▸ GIVEN TASK
Provide an exact copy of the data, excluding the images.

▸ COLLECTED DATA
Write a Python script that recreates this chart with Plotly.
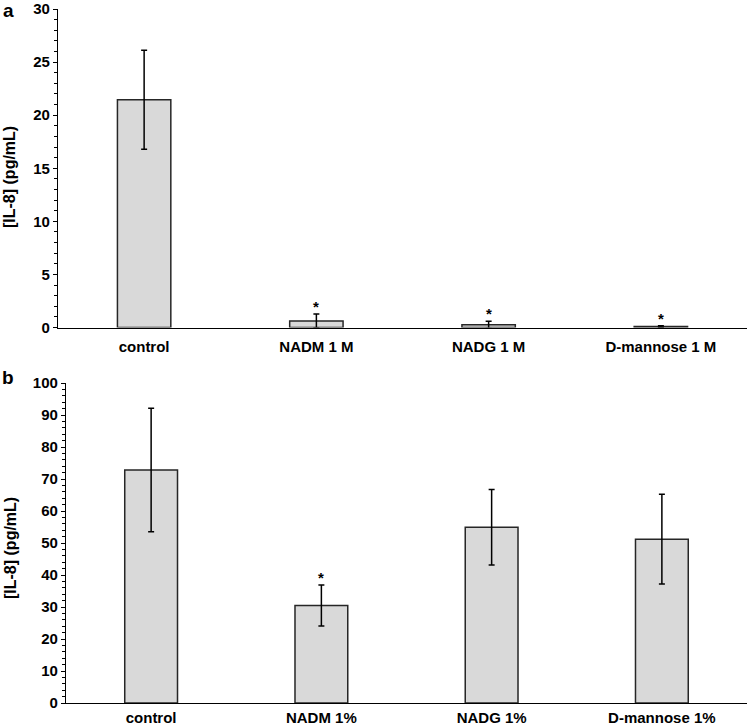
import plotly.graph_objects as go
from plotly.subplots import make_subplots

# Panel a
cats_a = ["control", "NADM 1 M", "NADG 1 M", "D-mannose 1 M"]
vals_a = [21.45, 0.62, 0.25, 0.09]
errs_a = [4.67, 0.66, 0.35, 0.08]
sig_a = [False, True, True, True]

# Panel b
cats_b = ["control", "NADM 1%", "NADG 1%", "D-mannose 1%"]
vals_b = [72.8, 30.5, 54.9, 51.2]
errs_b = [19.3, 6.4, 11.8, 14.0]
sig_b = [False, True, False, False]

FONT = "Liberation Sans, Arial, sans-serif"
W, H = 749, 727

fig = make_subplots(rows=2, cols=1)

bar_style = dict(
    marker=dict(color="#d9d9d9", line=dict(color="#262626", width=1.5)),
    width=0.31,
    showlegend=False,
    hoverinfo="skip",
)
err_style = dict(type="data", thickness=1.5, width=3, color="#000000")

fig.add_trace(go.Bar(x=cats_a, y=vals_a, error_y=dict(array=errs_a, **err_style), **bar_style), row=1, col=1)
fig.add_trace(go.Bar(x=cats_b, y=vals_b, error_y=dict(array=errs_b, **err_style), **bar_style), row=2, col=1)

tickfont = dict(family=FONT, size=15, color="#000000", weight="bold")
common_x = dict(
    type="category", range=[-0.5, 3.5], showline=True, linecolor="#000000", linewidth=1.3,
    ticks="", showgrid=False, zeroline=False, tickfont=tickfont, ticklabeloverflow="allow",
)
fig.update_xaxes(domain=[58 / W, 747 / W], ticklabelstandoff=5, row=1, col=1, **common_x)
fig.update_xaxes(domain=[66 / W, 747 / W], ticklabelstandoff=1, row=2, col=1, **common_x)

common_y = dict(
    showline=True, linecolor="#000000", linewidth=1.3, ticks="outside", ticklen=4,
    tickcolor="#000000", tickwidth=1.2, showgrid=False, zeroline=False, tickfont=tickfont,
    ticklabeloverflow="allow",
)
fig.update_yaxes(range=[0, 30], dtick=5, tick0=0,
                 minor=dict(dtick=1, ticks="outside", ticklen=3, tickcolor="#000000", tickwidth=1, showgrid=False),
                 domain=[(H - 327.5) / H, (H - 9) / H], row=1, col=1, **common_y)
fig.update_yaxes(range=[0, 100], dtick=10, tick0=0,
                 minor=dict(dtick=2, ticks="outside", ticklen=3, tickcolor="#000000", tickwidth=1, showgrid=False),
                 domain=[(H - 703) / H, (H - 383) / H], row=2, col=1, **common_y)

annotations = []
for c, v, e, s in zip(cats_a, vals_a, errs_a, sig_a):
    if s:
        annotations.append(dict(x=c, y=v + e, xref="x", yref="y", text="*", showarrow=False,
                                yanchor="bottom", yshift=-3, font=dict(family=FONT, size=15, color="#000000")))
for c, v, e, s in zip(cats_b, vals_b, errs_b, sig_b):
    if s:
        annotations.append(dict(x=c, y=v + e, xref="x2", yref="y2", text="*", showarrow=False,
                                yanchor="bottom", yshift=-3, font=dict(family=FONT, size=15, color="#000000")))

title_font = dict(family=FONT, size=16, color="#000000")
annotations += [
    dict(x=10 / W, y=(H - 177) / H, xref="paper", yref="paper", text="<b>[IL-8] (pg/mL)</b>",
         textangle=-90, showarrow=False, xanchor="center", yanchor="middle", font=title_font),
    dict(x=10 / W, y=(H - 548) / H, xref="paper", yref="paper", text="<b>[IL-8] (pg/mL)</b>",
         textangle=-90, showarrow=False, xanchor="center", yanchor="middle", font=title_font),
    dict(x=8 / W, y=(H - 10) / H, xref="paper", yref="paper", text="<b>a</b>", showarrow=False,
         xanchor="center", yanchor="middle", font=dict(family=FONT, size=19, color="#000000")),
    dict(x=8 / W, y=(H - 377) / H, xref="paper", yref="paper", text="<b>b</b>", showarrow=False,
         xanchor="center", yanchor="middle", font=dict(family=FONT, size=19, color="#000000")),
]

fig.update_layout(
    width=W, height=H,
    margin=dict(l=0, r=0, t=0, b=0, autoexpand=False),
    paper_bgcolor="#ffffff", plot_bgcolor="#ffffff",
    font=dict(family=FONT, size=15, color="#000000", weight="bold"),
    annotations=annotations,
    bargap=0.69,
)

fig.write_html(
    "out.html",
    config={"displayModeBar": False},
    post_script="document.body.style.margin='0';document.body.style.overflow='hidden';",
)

▸ WRITTEN REPLY
Write a Python script that recreates this chart with Plotly.
import plotly.graph_objects as go
from plotly.subplots import make_subplots

# Panel a
cats_a = ["control", "NADM 1 M", "NADG 1 M", "D-mannose 1 M"]
vals_a = [21.45, 0.62, 0.25, 0.09]
errs_a = [4.67, 0.66, 0.35, 0.08]
sig_a = [False, True, True, True]

# Panel b
cats_b = ["control", "NADM 1%", "NADG 1%", "D-mannose 1%"]
vals_b = [72.8, 30.5, 54.9, 51.2]
errs_b = [19.3, 6.4, 11.8, 14.0]
sig_b = [False, True, False, False]

FONT = "Liberation Sans, Arial, sans-serif"
W, H = 749, 727

fig = make_subplots(rows=2, cols=1)

bar_style = dict(
    marker=dict(color="#d9d9d9", line=dict(color="#262626", width=1.5)),
    width=0.31,
    showlegend=False,
    hoverinfo="skip",
)
err_style = dict(type="data", thickness=1.5, width=3, color="#000000")

fig.add_trace(go.Bar(x=cats_a, y=vals_a, error_y=dict(array=errs_a, **err_style), **bar_style), row=1, col=1)
fig.add_trace(go.Bar(x=cats_b, y=vals_b, error_y=dict(array=errs_b, **err_style), **bar_style), row=2, col=1)

tickfont = dict(family=FONT, size=15, color="#000000", weight="bold")
common_x = dict(
    type="category", range=[-0.5, 3.5], showline=True, linecolor="#000000", linewidth=1.3,
    ticks="", showgrid=False, zeroline=False, tickfont=tickfont, ticklabeloverflow="allow",
)
fig.update_xaxes(domain=[58 / W, 747 / W], ticklabelstandoff=5, row=1, col=1, **common_x)
fig.update_xaxes(domain=[66 / W, 747 / W], ticklabelstandoff=1, row=2, col=1, **common_x)

common_y = dict(
    showline=True, linecolor="#000000", linewidth=1.3, ticks="outside", ticklen=4,
    tickcolor="#000000", tickwidth=1.2, showgrid=False, zeroline=False, tickfont=tickfont,
    ticklabeloverflow="allow",
)
fig.update_yaxes(range=[0, 30], dtick=5, tick0=0,
                 minor=dict(dtick=1, ticks="outside", ticklen=3, tickcolor="#000000", tickwidth=1, showgrid=False),
                 domain=[(H - 327.5) / H, (H - 9) / H], row=1, col=1, **common_y)
fig.update_yaxes(range=[0, 100], dtick=10, tick0=0,
                 minor=dict(dtick=2, ticks="outside", ticklen=3, tickcolor="#000000", tickwidth=1, showgrid=False),
                 domain=[(H - 703) / H, (H - 383) / H], row=2, col=1, **common_y)

annotations = []
for c, v, e, s in zip(cats_a, vals_a, errs_a, sig_a):
    if s:
        annotations.append(dict(x=c, y=v + e, xref="x", yref="y", text="*", showarrow=False,
                                yanchor="bottom", yshift=-3, font=dict(family=FONT, size=15, color="#000000")))
for c, v, e, s in zip(cats_b, vals_b, errs_b, sig_b):
    if s:
        annotations.append(dict(x=c, y=v + e, xref="x2", yref="y2", text="*", showarrow=False,
                                yanchor="bottom", yshift=-3, font=dict(family=FONT, size=15, color="#000000")))

title_font = dict(family=FONT, size=16, color="#000000")
annotations += [
    dict(x=10 / W, y=(H - 177) / H, xref="paper", yref="paper", text="<b>[IL-8] (pg/mL)</b>",
         textangle=-90, showarrow=False, xanchor="center", yanchor="middle", font=title_font),
    dict(x=10 / W, y=(H - 548) / H, xref="paper", yref="paper", text="<b>[IL-8] (pg/mL)</b>",
         textangle=-90, showarrow=False, xanchor="center", yanchor="middle", font=title_font),
    dict(x=8 / W, y=(H - 10) / H, xref="paper", yref="paper", text="<b>a</b>", showarrow=False,
         xanchor="center", yanchor="middle", font=dict(family=FONT, size=19, color="#000000")),
    dict(x=8 / W, y=(H - 377) / H, xref="paper", yref="paper", text="<b>b</b>", showarrow=False,
         xanchor="center", yanchor="middle", font=dict(family=FONT, size=19, color="#000000")),
]

fig.update_layout(
    width=W, height=H,
    margin=dict(l=0, r=0, t=0, b=0, autoexpand=False),
    paper_bgcolor="#ffffff", plot_bgcolor="#ffffff",
    font=dict(family=FONT, size=15, color="#000000", weight="bold"),
    annotations=annotations,
    bargap=0.69,
)

fig.write_html(
    "out.html",
    config={"displayModeBar": False},
    post_script="document.body.style.margin='0';document.body.style.overflow='hidden';",
)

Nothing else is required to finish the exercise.